* _MATERIAL SHOWN_:
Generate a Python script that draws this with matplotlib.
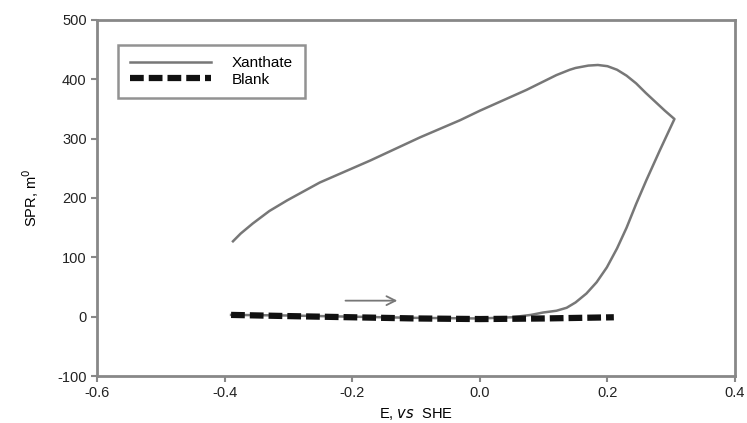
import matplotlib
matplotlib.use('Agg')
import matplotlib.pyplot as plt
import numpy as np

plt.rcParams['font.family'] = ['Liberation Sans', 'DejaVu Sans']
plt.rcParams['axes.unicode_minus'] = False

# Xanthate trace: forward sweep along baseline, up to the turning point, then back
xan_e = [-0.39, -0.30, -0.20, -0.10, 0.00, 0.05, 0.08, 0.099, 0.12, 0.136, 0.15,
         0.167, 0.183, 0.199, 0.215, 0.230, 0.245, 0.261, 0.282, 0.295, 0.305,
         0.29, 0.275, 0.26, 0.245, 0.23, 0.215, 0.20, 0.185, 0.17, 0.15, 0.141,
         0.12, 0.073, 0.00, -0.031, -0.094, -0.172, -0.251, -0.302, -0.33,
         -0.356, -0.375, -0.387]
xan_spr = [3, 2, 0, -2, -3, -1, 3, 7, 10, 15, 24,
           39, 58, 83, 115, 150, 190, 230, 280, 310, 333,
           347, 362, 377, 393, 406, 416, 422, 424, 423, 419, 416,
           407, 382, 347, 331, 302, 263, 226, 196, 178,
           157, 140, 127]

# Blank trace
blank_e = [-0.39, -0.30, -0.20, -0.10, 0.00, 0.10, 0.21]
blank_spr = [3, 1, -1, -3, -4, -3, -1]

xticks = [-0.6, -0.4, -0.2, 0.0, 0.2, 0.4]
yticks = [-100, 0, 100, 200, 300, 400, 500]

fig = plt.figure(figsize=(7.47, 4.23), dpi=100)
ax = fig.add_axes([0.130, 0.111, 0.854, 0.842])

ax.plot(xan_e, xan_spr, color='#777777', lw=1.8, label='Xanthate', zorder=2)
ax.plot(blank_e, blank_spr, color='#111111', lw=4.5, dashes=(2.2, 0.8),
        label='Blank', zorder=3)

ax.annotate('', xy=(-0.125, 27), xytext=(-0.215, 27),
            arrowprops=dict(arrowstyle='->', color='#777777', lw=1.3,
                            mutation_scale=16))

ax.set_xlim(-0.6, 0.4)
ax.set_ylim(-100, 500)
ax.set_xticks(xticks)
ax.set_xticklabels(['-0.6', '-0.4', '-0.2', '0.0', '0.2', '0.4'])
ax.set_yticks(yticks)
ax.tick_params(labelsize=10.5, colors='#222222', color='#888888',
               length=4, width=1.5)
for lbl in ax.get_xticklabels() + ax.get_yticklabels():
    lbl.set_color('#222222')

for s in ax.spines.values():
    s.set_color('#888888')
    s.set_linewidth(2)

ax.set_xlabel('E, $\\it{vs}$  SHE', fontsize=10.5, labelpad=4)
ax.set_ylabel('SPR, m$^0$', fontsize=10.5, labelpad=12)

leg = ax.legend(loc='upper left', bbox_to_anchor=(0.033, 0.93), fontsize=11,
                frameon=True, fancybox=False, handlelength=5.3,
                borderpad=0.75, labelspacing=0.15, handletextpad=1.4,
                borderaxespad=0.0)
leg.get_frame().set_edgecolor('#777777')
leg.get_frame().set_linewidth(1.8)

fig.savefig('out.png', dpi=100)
* * *
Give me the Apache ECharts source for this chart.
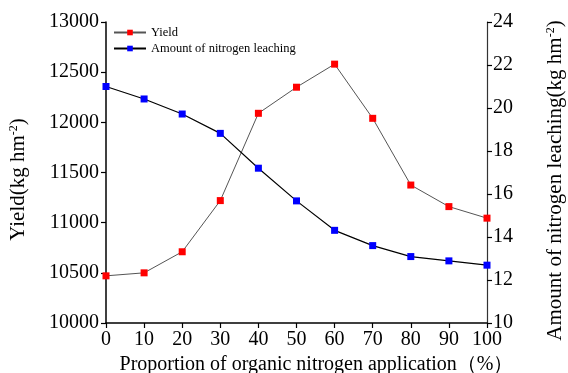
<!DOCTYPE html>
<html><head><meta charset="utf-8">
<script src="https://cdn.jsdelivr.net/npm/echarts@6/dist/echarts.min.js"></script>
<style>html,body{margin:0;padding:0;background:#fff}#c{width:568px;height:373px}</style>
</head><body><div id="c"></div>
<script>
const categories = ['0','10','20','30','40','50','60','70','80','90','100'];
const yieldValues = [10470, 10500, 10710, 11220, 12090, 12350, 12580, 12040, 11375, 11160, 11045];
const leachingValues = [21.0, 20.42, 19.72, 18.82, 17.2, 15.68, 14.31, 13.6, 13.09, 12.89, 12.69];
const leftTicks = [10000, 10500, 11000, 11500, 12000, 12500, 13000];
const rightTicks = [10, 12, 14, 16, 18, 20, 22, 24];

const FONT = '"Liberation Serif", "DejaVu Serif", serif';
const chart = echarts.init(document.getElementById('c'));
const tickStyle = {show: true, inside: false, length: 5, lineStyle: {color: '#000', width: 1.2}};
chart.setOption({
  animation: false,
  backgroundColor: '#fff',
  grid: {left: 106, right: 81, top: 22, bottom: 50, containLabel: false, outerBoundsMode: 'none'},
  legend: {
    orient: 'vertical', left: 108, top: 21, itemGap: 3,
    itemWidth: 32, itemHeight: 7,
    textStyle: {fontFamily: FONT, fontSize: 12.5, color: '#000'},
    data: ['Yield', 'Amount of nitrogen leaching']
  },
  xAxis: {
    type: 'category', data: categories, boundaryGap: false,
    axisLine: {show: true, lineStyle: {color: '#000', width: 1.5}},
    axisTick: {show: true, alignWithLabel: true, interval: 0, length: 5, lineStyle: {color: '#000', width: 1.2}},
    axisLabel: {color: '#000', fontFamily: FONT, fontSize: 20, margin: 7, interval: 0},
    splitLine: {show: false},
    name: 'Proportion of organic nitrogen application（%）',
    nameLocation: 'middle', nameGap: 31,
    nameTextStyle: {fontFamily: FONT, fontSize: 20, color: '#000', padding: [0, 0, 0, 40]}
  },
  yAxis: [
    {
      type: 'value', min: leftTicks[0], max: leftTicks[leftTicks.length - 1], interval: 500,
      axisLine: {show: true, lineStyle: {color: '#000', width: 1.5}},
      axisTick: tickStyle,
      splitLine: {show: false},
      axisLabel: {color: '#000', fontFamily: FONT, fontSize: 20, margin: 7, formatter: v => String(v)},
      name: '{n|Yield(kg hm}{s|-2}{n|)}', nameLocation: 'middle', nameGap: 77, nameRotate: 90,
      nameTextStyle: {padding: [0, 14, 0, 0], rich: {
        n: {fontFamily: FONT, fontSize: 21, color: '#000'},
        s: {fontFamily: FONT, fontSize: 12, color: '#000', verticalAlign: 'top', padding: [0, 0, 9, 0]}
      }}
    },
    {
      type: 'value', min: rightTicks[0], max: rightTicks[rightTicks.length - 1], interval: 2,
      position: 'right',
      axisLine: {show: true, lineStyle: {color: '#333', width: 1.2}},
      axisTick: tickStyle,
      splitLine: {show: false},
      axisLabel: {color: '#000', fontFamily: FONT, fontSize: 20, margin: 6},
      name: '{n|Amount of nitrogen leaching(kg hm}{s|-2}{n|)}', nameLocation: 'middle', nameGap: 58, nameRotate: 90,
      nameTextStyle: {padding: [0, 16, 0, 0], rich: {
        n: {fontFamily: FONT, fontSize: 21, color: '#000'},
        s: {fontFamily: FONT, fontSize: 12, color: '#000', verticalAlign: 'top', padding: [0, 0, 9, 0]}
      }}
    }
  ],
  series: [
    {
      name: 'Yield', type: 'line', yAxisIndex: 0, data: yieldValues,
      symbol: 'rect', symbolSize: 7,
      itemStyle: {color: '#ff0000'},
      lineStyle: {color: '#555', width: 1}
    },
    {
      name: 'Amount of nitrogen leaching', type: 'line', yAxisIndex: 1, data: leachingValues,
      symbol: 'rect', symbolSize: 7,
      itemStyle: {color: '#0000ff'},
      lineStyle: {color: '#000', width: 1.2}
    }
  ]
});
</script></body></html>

* _SET PROBLEM_:
Above are the records. Copy word for word only their lines from the one holding "Generate a Python" through the one holding "plt.rcParams['axes.unicode_minus'] = False", both included, and skip the images.

* _ANSWER TO THE EXERCISE_:
Generate a Python script that draws this with matplotlib.
import matplotlib
matplotlib.use('Agg')
import matplotlib.pyplot as plt
import numpy as np

plt.rcParams['font.family'] = ['Liberation Sans', 'DejaVu Sans']
plt.rcParams['axes.unicode_minus'] = False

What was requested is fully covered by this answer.